Just about to set-up a 14G nano tank - fw, planted, of course!

I have both Eco-complete AND Fluorite on hand. Curious to know what folks recommend?

A) Use Eco-Complete ONLY
B) Use Fluorite ONLY
C) Do mix -- 2:1 EC:F
D) Do mix -- 1:1 EC:F

I'm leaning towards either option C or D... thoughts?


----------



## takadi (Dec 13, 2010)

I currently have option C, but that was only because I initially mixed in flourite into my gravel and didn't like the look. I was too lazy too take it out, so I capped it with two bags of EC. Eventually over time and with some repeated rescaping they mixed. Doesn't seem to do much harm though since any plant I put in there grows roots like crazy. 

Can't say how it compares to your other options unless this was lab tested.


----------



## fungascide (Feb 23, 2011)

Does EC drastically alter pH? Fluorite is neutral, or so they say...


----------



## takadi (Dec 13, 2010)

I didn't measure myself, but from testimony, I've heard that recent purchases of ecocomplete drastically raises ph. My ph was very high for quite a long time and I always assumed it was because of the water source I was using. It could have been because of the eco complete. Right now though, it's at 6.8, but that's only because I'm injecting Co2.

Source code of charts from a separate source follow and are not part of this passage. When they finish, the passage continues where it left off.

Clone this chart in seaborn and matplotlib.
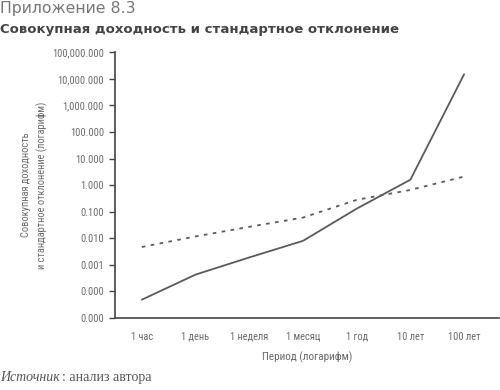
import matplotlib
matplotlib.use("Agg")
import matplotlib.pyplot as plt
import matplotlib.ticker as mticker
import seaborn as sns
import pandas as pd
from matplotlib import font_manager

periods = ["1 час", "1 день", "1 неделя", "1 месяц", "1 год", "10 лет", "100 лет"]
total_return = [4.9e-5, 4.3e-4, 1.9e-3, 8.0e-3, 0.13, 1.6, 14800]
std_dev = [0.0047, 0.0117, 0.027, 0.06, 0.28, 0.66, 2.1]
y_ticks = [1e-5, 1e-4, 1e-3, 1e-2, 1e-1, 1, 10, 100, 1000, 10000, 100000]

sns.set_theme(style="white")
names = {f.name for f in font_manager.fontManager.ttflist}
narrow = None
for cand in ["Roboto Condensed", "Liberation Sans Narrow", "Open Sans Condensed",
             "DejaVu Sans Condensed"]:
    if cand in names:
        narrow = cand
        break
plt.rcParams["font.family"] = [narrow or "DejaVu Sans", "DejaVu Sans"]
if narrow is None:
    plt.rcParams["font.stretch"] = "condensed"

df = pd.DataFrame({"period": periods, "ret": total_return, "std": std_dev})
df["x"] = range(len(periods))

fig = plt.figure(figsize=(5, 3.9), dpi=100)
ax = fig.add_axes([0.23, 0.1846, 0.768, 0.6814])

line_col = "#5a5a5a"
sns.lineplot(data=df, x="x", y="ret", ax=ax, color=line_col, lw=1.3)
sns.lineplot(data=df, x="x", y="std", ax=ax, color=line_col, lw=1.3,
             linestyle=(0, (2, 3)))

ax.set_yscale("log")
ax.set_ylim(1e-5, 1e5)
ax.set_xlim(-0.5, 6.65)
ax.yaxis.set_major_locator(mticker.FixedLocator(y_ticks))
ax.yaxis.set_minor_locator(mticker.NullLocator())
ax.yaxis.set_major_formatter(mticker.FuncFormatter(lambda v, p: f"{v:,.3f}"))
ax.set_xticks(range(len(periods)))
ax.set_xticklabels(periods)

txt = "#6a6a6a"
ax.tick_params(axis="y", length=4, width=1, color="#444444", labelsize=7.5,
               labelcolor=txt, left=True, pad=4)
ax.tick_params(axis="x", length=0, labelsize=7.5, labelcolor=txt, pad=10)
for s in ["top", "right"]:
    ax.spines[s].set_visible(False)
for s in ["left", "bottom"]:
    ax.spines[s].set_color("#444444")
    ax.spines[s].set_linewidth(1.2)

ax.set_xlabel("Период (логарифм)", fontsize=8, color=txt, labelpad=7)
ax.set_ylabel("Совокупная доходность\nи стандартное отклонение (логарифм)",
              fontsize=7.5, color=txt, labelpad=3, linespacing=1.55)

fig.text(0.0, 0.997, "Приложение 8.3", fontsize=11.3, color="#777777",
         va="top", ha="left", family=["DejaVu Sans"], fontstretch="normal")
fig.text(0.0, 0.94, "Совокупная доходность и стандартное отклонение", fontsize=9.5,
         color="#444444", va="top", ha="left", fontweight="bold",
         family=["DejaVu Sans"], fontstretch="normal")
fig.text(0.0, 0.015, "Источник", fontsize=10, color="#555555", style="italic",
         family=["Liberation Serif", "DejaVu Serif"], va="bottom", ha="left",
         fontstretch="normal")
fig.text(0.124, 0.015, ": анализ автора", fontsize=10, color="#555555",
         family=["Liberation Serif", "DejaVu Serif"], va="bottom", ha="left",
         fontstretch="normal")

fig.savefig("out.png", dpi=100)
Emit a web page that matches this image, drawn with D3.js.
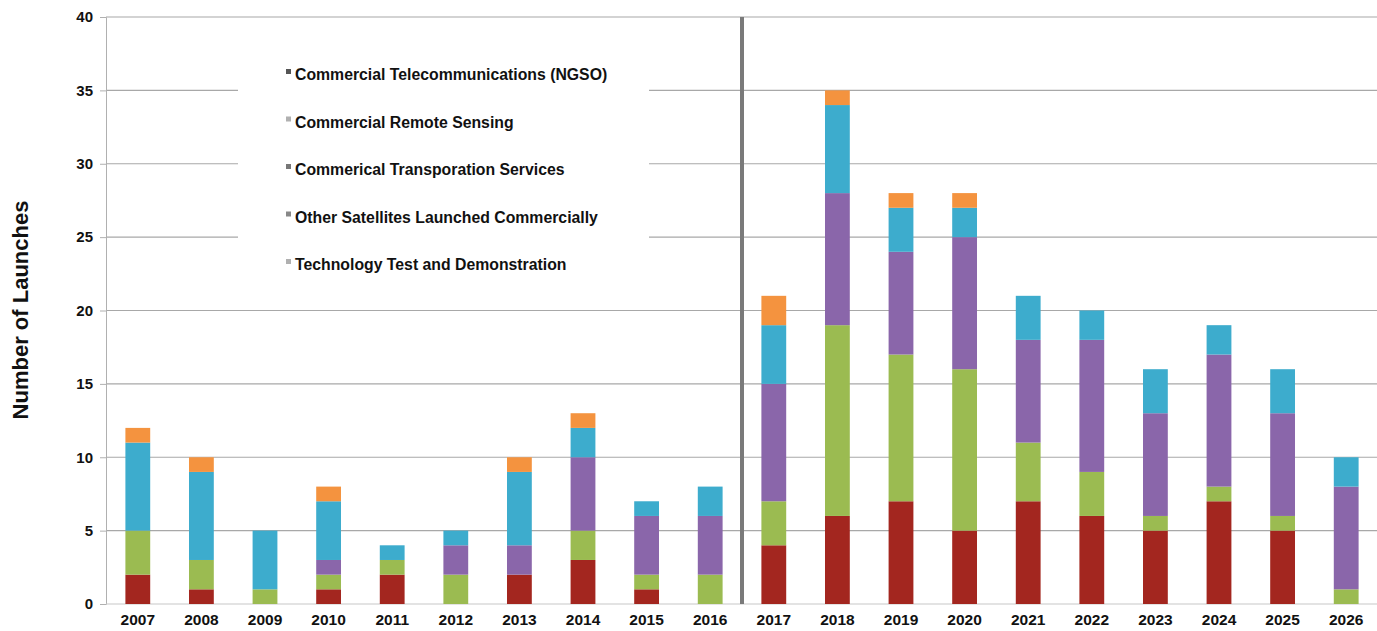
<!DOCTYPE html>
<html><head><meta charset="utf-8">
<script src="https://cdn.jsdelivr.net/npm/d3@7"></script>
<style>
html,body{margin:0;padding:0;background:#fff;}
svg{display:block;font-family:"Liberation Sans",Arial,Helvetica,sans-serif;}
</style></head>
<body><svg id="chart" width="1377" height="631"></svg>
<script>
const years = ["2007","2008","2009","2010","2011","2012","2013","2014","2015","2016","2017","2018","2019","2020","2021","2022","2023","2024","2025","2026"];
const seriesNames = ["Commercial Telecommunications (NGSO)","Commercial Remote Sensing","Commerical Transporation Services","Other Satellites Launched Commercially","Technology Test and Demonstration"];
const telecomNGSO   = [2,1,0,1,2,0,2,3,1,0, 4,6,7,5,7,6,5,7,5,0];
const remoteSensing = [3,2,1,1,1,2,0,2,1,2, 3,13,10,11,4,3,1,1,1,1];
const transportation= [0,0,0,1,0,2,2,5,4,4, 8,9,7,9,7,9,7,9,7,7];
const otherSats     = [6,6,4,4,1,1,5,2,1,2, 4,6,3,2,3,2,3,2,3,2];
const techTest      = [1,1,0,1,0,0,1,1,0,0, 2,1,1,1,0,0,0,0,0,0];
const yTicks = [0,5,10,15,20,25,30,35,40];
const colors = ["#a3261f","#9bbb51","#8a66aa","#3daccd","#f4933f"];
const legendMarkers = ["#555","#b0b0b0","#777","#888","#b0b0b0"];

const svg = d3.select("#chart");
const x = d3.scaleBand().domain(years).range([106,1378]).paddingInner(0.61).paddingOuter(0.305);
const y = d3.scaleLinear().domain([0,40]).range([604,17]);

// grid
svg.append("g").selectAll("line").data(yTicks.slice(1)).join("line")
  .attr("x1",106).attr("x2",1377).attr("y1",d=>y(d)).attr("y2",d=>y(d))
  .attr("stroke","#a8a8a8").attr("stroke-width",1.2);

// y axis
const yAxis = svg.append("g").attr("transform","translate(106,0)")
  .call(d3.axisLeft(y).tickValues(yTicks).tickSize(6).tickPadding(7));
yAxis.select(".domain").attr("stroke","#b0b0b0");
yAxis.selectAll(".tick line").attr("stroke","#b0b0b0");
yAxis.selectAll("text").attr("font-size",15).attr("font-weight","bold").attr("fill","#111")
  .attr("font-family","'Liberation Sans',Arial,sans-serif");

// baseline
svg.append("line").attr("x1",106).attr("x2",1377).attr("y1",y(0)).attr("y2",y(0))
  .attr("stroke","#c8c8c8").attr("stroke-width",1.2);

// x axis labels
const xAxis = svg.append("g").attr("transform",`translate(0,${y(0)})`)
  .call(d3.axisBottom(x).tickSize(0).tickPadding(10));
xAxis.select(".domain").remove();
xAxis.selectAll("text").attr("font-size",15.5).attr("font-weight","bold").attr("fill","#111")
  .attr("font-family","'Liberation Sans',Arial,sans-serif");

// legend background
svg.append("rect").attr("x",238).attr("y",50).attr("width",411).attr("height",240).attr("fill","#fff");

// stacked bars
const rows = years.map((yr,i)=>({year:yr, s0:telecomNGSO[i], s1:remoteSensing[i], s2:transportation[i], s3:otherSats[i], s4:techTest[i]}));
const stack = d3.stack().keys(["s0","s1","s2","s3","s4"]);
const layers = stack(rows);
svg.append("g").selectAll("g").data(layers).join("g")
  .attr("fill",(d,i)=>colors[i])
  .selectAll("rect").data(d=>d.filter(p=>p[1]>p[0])).join("rect")
  .attr("x",d=>x(d.data.year)).attr("width",x.bandwidth())
  .attr("y",d=>y(d[1])).attr("height",d=>y(d[0])-y(d[1]));

// divider between actual and forecast
const divX = (x("2016")+x.bandwidth()+x("2017"))/2;
svg.append("line").attr("x1",divX).attr("x2",divX).attr("y1",y(40)).attr("y2",y(0))
  .attr("stroke","#7a7a7a").attr("stroke-width",4);

// legend
const lg = svg.append("g");
seriesNames.forEach((name,i)=>{
  const cy = 75 + i*47.5;
  lg.append("rect").attr("x",286).attr("y",cy-6).attr("width",5).attr("height",5).attr("fill",legendMarkers[i]);
  lg.append("text").attr("x",295).attr("y",cy+5).attr("font-size",15.8).attr("font-weight","bold")
    .attr("fill","#111").text(name);
});

// y axis title
svg.append("text").attr("transform","translate(28,310) rotate(-90)").attr("text-anchor","middle")
  .attr("font-size",22).attr("font-weight","bold").attr("fill","#111").text("Number of Launches");
</script></body></html>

To be safe, I would just go with flourite or floramax (though floramax has really ugly sized gravel pieces). The biggest downside to flourite though (which is why I switched to ecocomplete) is that it is incredibly dirty. You can be cleaning it for hours and it would still exude cloudiness. It settles down after a few days but you have to be careful not to disturb the substrate after that


----------



## fungascide (Feb 23, 2011)

so based on the last comments -- would you recommend a base layer of Fluorite, w/ EC over top? I was considering a base layer of EC w/ Fluorite on top....the textured look of the varying browns in the Fluorite seem more attractive than the jet black for the EC?

I've also read elsewhere that fluorite is messy... 

Regardless, thanks for the suggestions / info. Much appreciated.


----------



## fungascide (Feb 23, 2011)

Just about to start my tank - finally, after it sprang a leak!

So, I think I will be using both bags for my substrate, so a 1:1; however, I will reserve half of the EC to cap off the mixture of 0.5 EC: 1 Fluorite... hopefully this doesn't alter the pH too much... keep you posted.


----------



## ktownhero (Mar 21, 2011)

I was considering a mix but I don't like the mix of colors. I just want the straight black substrate, so I guess I'll just be going with pure eco-complete unless I can find some black sand to mix it with.


----------



## takadi (Dec 13, 2010)

I mixed mine with flourite dark


----------